---------- Material provided ----------

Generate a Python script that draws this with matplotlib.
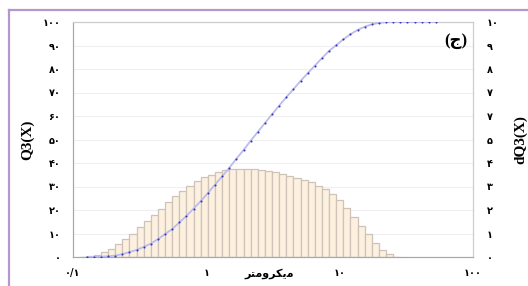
import matplotlib
matplotlib.use('Agg')
import matplotlib.pyplot as plt
from matplotlib.lines import Line2D
from matplotlib.ticker import FixedLocator, LogLocator, NullFormatter

# size class edges (micrometre), one more than the number of bars
size_edges = [0.112, 0.1267, 0.1433, 0.1620, 0.1833, 0.2073, 0.2344, 0.2651, 0.2999,
              0.3392, 0.3836, 0.4338, 0.4907, 0.5550, 0.6277, 0.7099, 0.8029, 0.9080,
              1.027, 1.162, 1.314, 1.486, 1.680, 1.901, 2.150, 2.431, 2.750, 3.110,
              3.517, 3.978, 4.499, 5.088, 5.755, 6.509, 7.362, 8.326, 9.417, 10.65,
              12.05, 13.62, 15.41, 17.43, 19.71, 22.29, 25.21, 28.52]
# extra points of the cumulative curve past the last bar
tail_edges = [32.25, 36.48, 41.25, 46.66, 52.77]

# dQ3 per class (right axis)
dq3 = [0.02, 0.04, 0.10, 0.23, 0.35, 0.54, 0.75, 0.98, 1.26, 1.54, 1.79, 2.06,
       2.34, 2.60, 2.82, 3.04, 3.25, 3.39, 3.50, 3.60, 3.70, 3.73, 3.73, 3.73,
       3.73, 3.70, 3.66, 3.60, 3.53, 3.46, 3.38, 3.28, 3.18, 3.04, 2.88, 2.68,
       2.43, 2.09, 1.72, 1.33, 0.96, 0.61, 0.30, 0.13, 0.02]

# cumulative Q3 (left axis), from the second size edge onwards
q3 = [0.0, 0.05, 0.15, 0.3, 0.6, 1.2, 2.1, 3.0, 4.3, 5.7, 7.6, 9.8, 11.9, 14.7,
      17.5, 20.6, 23.8, 27.2, 30.8, 34.3, 37.9, 41.8, 45.5, 49.5, 53.2, 57.0,
      60.7, 64.4, 68.0, 71.4, 74.9, 78.2, 81.4, 84.6, 87.7, 90.1, 92.6, 94.8,
      96.6, 98.0, 99.0, 99.6, 99.9, 100, 100, 100, 100, 100, 100, 100]

x_ticks = [0.1, 1, 10, 100]
x_labels = ['۰/۱', '۱', '۱۰', '۱۰۰']
left_ticks = [0, 10, 20, 30, 40, 50, 60, 70, 80, 90, 100]
left_labels = ['۰', '۱۰', '۲۰', '۳۰', '۴۰', '۵۰', '۶۰', '۷۰', '۸۰', '۹۰', '۱۰۰']
right_ticks = [0, 1, 2, 3, 4, 5, 6, 7, 8, 9, 10]
right_labels = ['۰', '۱', '۲', '۳', '۴', '۵', '۷', '۷', '۸', '۹', '۱۰']

# "micrometre", pre-shaped glyphs in visual order
x_title = '\uFEAE\uFE98\uFEE3\uFEED\uFEAE\uFB91\uFBFE\uFEE3'

serif = ['Liberation Serif', 'DejaVu Sans']
digits = ['DejaVu Sans']

fig = plt.figure(figsize=(5.28, 2.86), dpi=100)
ax = fig.add_axes([73 / 528, 29 / 286, 400 / 528, 235 / 286])
ax2 = ax.twinx()

# bars + grid on the right axis (drawn underneath), curve on the left axis (on top)
ax2.set_zorder(1)
ax.set_zorder(2)
ax.patch.set_visible(False)
ax2.patch.set_visible(True)
ax2.patch.set_facecolor('white')

lefts = size_edges[:-1]
widths = [b - a for a, b in zip(size_edges[:-1], size_edges[1:])]
ax2.bar(lefts, dq3, width=widths, align='edge', color='#fdf0df',
        edgecolor='#cdc3b8', linewidth=0.9)

ax.set_xscale('log')
ax2.set_xscale('log')
ax.set_xlim(0.1, 100)
ax.set_ylim(0, 100)
ax2.set_ylim(0, 10)

curve_x = size_edges[1:] + tail_edges
ax.plot(curve_x, q3, color='#bcbcea', linewidth=1.3, zorder=3)
ax.plot(curve_x, q3, linestyle='none', marker='o', markersize=1.5,
        markeredgewidth=0, color='#3434c4', zorder=4)

# faint grid
ax2.xaxis.set_major_locator(FixedLocator(x_ticks))
ax2.xaxis.set_minor_locator(LogLocator(base=10, subs=range(2, 10)))
ax2.xaxis.set_minor_formatter(NullFormatter())
ax2.grid(True, which='both', axis='x', color='#efeff3', linewidth=0.8)
ax2.set_yticks(right_ticks)
ax2.grid(True, which='major', axis='y', color='#efeff3', linewidth=0.8)
ax2.set_axisbelow(True)

ax.set_xticks(x_ticks)
ax.set_xticklabels(x_labels, family=digits, fontweight='bold', fontsize=7)
ax.xaxis.set_minor_formatter(NullFormatter())
ax.set_yticks(left_ticks)
ax.set_yticklabels(left_labels, family=digits, fontweight='bold', fontsize=7)
ax2.set_yticklabels(right_labels, family=digits, fontweight='bold', fontsize=7)
ax.tick_params(which='both', length=0)
ax2.tick_params(which='both', length=0)
ax.tick_params(axis='x', pad=8)
ax.tick_params(axis='y', pad=9)
ax2.tick_params(axis='y', pad=10)

for a in (ax, ax2):
    a.spines['left'].set_color('#a8a8a8')
    a.spines['bottom'].set_color('#a8a8a8')
    a.spines['top'].set_color('#cccccc')
    a.spines['right'].set_color('#cccccc')

ax.set_ylabel('Q3(X)', family=serif, fontweight='bold', fontsize=11, labelpad=6)
ax2.set_ylabel('dQ3(X)', family=serif, fontweight='bold', fontsize=11, labelpad=11)

ax.text(0.49, -0.05, x_title, transform=ax.transAxes, family=digits,
        fontweight='bold', fontsize=8, ha='center', va='top')
ax.text(0.985, 0.92, '(ج)', transform=ax.transAxes, family=serif,
        fontweight='bold', fontsize=12, ha='right', va='center')

# purple frame on left and top
fig.add_artist(Line2D([8.5 / 528, 8.5 / 528], [0, 1 - 10 / 286],
                      color='#b596cf', linewidth=1.6))
fig.add_artist(Line2D([8.5 / 528, 1], [1 - 10 / 286, 1 - 10 / 286],
                      color='#b596cf', linewidth=1.6))

fig.savefig('out.png', dpi=100)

----------

*What this task involves:* Leave out the pictures and repeat exactly the lines from the start of the material through the line that contains "from matplotlib.ticker import", both included.

*Correct result:*
Generate a Python script that draws this with matplotlib.
import matplotlib
matplotlib.use('Agg')
import matplotlib.pyplot as plt
from matplotlib.lines import Line2D
from matplotlib.ticker import FixedLocator, LogLocator, NullFormatter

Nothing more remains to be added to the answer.